Kees Chalmers’s review published on Letterboxd:
As someone who had watched The Room before watching The Disaster Artist I was very hesitant and cautious with my excitement. This film could’ve easily gone very wrong, but thankfully it delivered in every way it could’ve. I absolutely love this movie and it all comes down to James Franco.
He embodies Tommy Wiseau with all of his mannerisms and quirkiness. You didn’t see the actor you only saw the character he’s playing and that’s a very high compliment for an actor. You can tell he put so much commitment into this performance. My biggest praise I can give him is he didn’t go over the top. He was extremely funny but only in the times where he was supposed to be. He still managed to play a serious and heartfelt role when he had to. With playing a role like this it’s very easy to lose yourself and play the comedic role in every situation but James Franco understood the character that is Tommy Wiseau and perfectly nailed the balance between comedy and serious tones. Dave Franco is also very good in this film. He plays the grounded tone very well and had very good chemistry with Tommy (which you’d expect considering they’re brothers).

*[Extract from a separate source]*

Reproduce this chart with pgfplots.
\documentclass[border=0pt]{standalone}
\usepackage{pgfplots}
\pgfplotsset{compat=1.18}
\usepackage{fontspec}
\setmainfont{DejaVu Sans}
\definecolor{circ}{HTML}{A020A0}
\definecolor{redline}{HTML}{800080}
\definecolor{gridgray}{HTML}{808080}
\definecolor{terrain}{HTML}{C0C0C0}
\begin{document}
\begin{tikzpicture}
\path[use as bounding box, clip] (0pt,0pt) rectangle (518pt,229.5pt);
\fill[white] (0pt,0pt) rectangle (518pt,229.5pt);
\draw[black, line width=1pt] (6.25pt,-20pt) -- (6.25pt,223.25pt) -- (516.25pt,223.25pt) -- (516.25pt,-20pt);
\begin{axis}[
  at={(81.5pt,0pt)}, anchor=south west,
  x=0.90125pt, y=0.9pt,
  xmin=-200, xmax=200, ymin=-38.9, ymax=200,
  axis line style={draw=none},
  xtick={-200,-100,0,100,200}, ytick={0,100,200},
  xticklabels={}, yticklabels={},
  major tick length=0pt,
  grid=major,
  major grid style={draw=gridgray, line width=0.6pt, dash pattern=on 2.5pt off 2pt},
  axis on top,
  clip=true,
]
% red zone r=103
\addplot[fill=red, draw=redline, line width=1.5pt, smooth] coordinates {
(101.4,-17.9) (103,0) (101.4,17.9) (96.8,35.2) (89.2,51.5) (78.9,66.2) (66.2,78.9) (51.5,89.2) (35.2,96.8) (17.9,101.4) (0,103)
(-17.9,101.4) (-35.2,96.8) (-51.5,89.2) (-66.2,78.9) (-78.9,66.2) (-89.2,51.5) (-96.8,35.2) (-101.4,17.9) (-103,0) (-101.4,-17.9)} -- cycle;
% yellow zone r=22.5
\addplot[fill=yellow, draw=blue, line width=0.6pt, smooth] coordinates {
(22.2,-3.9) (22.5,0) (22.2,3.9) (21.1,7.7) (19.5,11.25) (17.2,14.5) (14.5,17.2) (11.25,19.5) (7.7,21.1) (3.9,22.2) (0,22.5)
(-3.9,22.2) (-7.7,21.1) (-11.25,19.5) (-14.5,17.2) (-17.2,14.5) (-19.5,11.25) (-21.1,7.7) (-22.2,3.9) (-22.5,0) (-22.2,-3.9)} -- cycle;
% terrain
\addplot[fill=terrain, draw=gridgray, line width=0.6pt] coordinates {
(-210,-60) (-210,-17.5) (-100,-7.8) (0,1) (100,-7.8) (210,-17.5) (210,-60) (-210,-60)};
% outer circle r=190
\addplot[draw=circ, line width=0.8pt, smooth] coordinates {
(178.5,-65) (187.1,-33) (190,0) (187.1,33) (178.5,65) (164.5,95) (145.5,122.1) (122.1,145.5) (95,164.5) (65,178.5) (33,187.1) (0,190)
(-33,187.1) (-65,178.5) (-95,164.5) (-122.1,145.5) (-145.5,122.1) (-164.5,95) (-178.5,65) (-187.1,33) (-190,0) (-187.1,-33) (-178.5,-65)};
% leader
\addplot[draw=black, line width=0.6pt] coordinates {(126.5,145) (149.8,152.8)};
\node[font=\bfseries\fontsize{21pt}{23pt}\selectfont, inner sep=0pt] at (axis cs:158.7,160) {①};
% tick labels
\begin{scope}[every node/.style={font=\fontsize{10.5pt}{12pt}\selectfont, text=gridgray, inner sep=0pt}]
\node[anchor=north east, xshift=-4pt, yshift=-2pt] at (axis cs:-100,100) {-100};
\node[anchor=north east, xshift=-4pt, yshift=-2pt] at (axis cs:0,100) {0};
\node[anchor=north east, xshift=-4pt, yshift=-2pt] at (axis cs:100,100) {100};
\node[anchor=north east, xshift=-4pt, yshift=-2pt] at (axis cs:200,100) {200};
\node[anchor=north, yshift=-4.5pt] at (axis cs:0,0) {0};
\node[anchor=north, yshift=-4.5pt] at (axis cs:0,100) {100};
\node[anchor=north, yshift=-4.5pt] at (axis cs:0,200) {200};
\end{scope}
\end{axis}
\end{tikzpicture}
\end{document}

This film is filled to the brim with hilarity. Every single comedic moment landed for me and that comes down to the writing. The script for this film is so good, despite at times I felt like it was a little on the nose but I suppose it had to be if it is to cater for people who are unfamiliar with The Room. But other than that the script is written flawlessly and combine that with the exquisite line delivery from the whole cast you have a truly hilarious film. James Franco’s direction is also extremely good. He balances the tones of comedy and heartfelt moments so well throughout. He doesn’t try and incorporate unnecessary cheap gags in place of a serious moment that progresses the story which again is a very easy trap to fall into when making a film like this. The odd shot selection and cinematography matched the obscurity and weirdness of The Room and the character of Tommy Wiseau. I loved the style in which James Franco directed this film.

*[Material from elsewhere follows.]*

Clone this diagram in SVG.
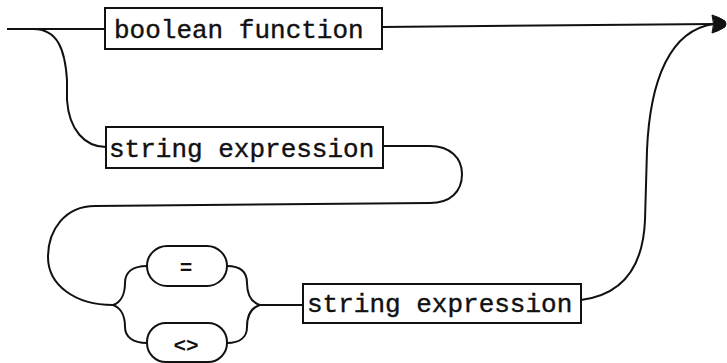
<svg xmlns="http://www.w3.org/2000/svg" width="727" height="363" viewBox="0 0 727 363">
<defs>
<style>
.box{fill:#fff;stroke:#111;stroke-width:2}
.lbl{font-family:"Liberation Mono","DejaVu Sans Mono",monospace;font-size:26px;fill:#111;stroke:#111;stroke-width:0.4}
.sm{font-family:"Liberation Mono","DejaVu Sans Mono",monospace;font-size:21px;font-weight:bold;fill:#111;text-anchor:middle}
.wire{fill:none;stroke:#111;stroke-width:2}
.head{fill:#111;stroke:#111;stroke-width:1}
</style>
</defs>
<rect width="727" height="363" fill="#fff"/>
<g id="connectors">
<path class="wire" d="M7,29 L105,29"/>
<path class="wire" d="M382,27 L714,24"/>
<path class="wire" d="M33,29 C58,29 65,50 67,80 L67,100 C69,130 85,147 106,147"/>
<path class="wire" d="M383,146 L430,146 C450,146 462,158 462,174 C462,192 450,203 430,203 L95,206 C65,206 48,230 48,257 C48,285 75,305 113,305"/>
<path class="wire" d="M113,305 C122,302 125,292 125,283 C125,272 133,266 147,266"/>
<path class="wire" d="M113,305 C122,308 125,318 125,327 C125,337 133,343 147,343"/>
<path class="wire" d="M227,266 C240,266 247,272 247,283 C247,293 250,302 260,305"/>
<path class="wire" d="M227,343 C240,343 247,337 247,327 C247,317 250,308 260,305"/>
<path class="wire" d="M260,305 L303,305"/>
<path class="wire" d="M581,300 C620,295 643,270 645,220 L647,150 C650,80 670,30 714,24"/>
<path class="head" d="M712,15 Q719,17 725,21 Q727,24 725,27 Q719,31 712,33 Q715,24 712,15 Z"/>
</g>
<g id="node-boolean-function">
<rect class="box" x="105" y="8" width="277" height="41"/>
<text class="lbl" x="114" y="38">boolean function</text>
</g>
<g id="node-string-expression-1">
<rect class="box" x="106" y="127" width="277" height="41"/>
<text class="lbl" x="109" y="157">string expression</text>
</g>
<g id="node-eq">
<rect class="box" x="147" y="246" width="80" height="40" rx="20"/>
<text class="sm" x="186" y="274">=</text>
</g>
<g id="node-ne">
<rect class="box" x="147" y="323" width="80" height="39" rx="19"/>
<text class="sm" x="186" y="352">&lt;&gt;</text>
</g>
<g id="node-string-expression-2">
<rect class="box" x="303" y="284" width="278" height="39"/>
<text class="lbl" x="307" y="312">string expression</text>
</g>
</svg>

What this film also did do well is it immersed you into the film making process of The Room. It was truly enthralling to see some of these infamous scenes of cinema being made. It didn’t glamorize the process and at times depicted it as a bit of a hell hole and showed Tommy Wiseau in a very negative light which I really liked. It made it feel real and authentic. It took me into that world and made me just want to be a fly on the wall and watch this disaster take place.

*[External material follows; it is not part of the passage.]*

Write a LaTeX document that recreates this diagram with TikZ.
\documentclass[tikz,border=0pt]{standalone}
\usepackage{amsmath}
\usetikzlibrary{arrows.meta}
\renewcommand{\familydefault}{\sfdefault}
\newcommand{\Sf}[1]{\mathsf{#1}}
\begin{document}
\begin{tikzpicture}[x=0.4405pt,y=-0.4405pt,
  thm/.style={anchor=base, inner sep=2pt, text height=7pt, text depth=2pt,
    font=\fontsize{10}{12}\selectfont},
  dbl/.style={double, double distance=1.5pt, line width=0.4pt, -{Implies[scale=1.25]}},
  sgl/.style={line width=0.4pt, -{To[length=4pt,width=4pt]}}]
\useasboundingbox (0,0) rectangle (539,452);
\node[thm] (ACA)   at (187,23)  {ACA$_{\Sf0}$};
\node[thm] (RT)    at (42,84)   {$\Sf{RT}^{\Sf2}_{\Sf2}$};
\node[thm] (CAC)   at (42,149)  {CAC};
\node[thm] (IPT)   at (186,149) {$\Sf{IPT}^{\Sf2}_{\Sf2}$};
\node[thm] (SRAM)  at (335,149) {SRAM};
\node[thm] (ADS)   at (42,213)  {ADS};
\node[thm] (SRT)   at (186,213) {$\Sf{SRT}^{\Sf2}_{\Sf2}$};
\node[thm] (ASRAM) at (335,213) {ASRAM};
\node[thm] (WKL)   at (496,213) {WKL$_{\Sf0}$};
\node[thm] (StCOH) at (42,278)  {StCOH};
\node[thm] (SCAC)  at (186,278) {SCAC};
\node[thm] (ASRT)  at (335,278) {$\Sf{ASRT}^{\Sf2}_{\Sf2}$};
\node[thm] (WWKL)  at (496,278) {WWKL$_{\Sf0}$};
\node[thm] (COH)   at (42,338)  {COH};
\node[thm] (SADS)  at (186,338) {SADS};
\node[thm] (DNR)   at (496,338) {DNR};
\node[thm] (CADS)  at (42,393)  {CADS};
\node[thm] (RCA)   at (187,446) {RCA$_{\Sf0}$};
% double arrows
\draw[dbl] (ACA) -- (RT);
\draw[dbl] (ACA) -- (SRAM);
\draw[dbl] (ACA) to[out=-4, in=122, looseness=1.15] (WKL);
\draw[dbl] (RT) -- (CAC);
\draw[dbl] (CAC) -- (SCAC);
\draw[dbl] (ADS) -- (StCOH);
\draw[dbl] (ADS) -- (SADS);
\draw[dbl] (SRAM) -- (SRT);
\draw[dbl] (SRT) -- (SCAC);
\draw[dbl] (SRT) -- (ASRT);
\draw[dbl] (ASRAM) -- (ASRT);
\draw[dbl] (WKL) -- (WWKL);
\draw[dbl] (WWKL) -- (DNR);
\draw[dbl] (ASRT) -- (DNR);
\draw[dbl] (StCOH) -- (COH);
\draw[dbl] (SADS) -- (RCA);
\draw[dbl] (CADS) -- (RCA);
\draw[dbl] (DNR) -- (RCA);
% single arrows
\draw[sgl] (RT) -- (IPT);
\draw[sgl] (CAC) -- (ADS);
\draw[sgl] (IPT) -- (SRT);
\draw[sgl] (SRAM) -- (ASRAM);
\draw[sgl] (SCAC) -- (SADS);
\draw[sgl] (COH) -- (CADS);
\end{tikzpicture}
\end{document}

Underneath the hilarity there is a very touching story about friendship which I wasn’t expecting. And it’s done in such a way where it doesn’t feel sappy or overdone, it feels raw and visceral and that story of friendship is my favorite aspect of The Disaster Artist.
This film could’ve easily been a disaster. At every single decision they made in this film there always seemed to be a second option that would’ve made it so much worse. But a fantastic performance and direction from James Franco carries this film and gave the fans exactly what we wanted. One of the best of 2017.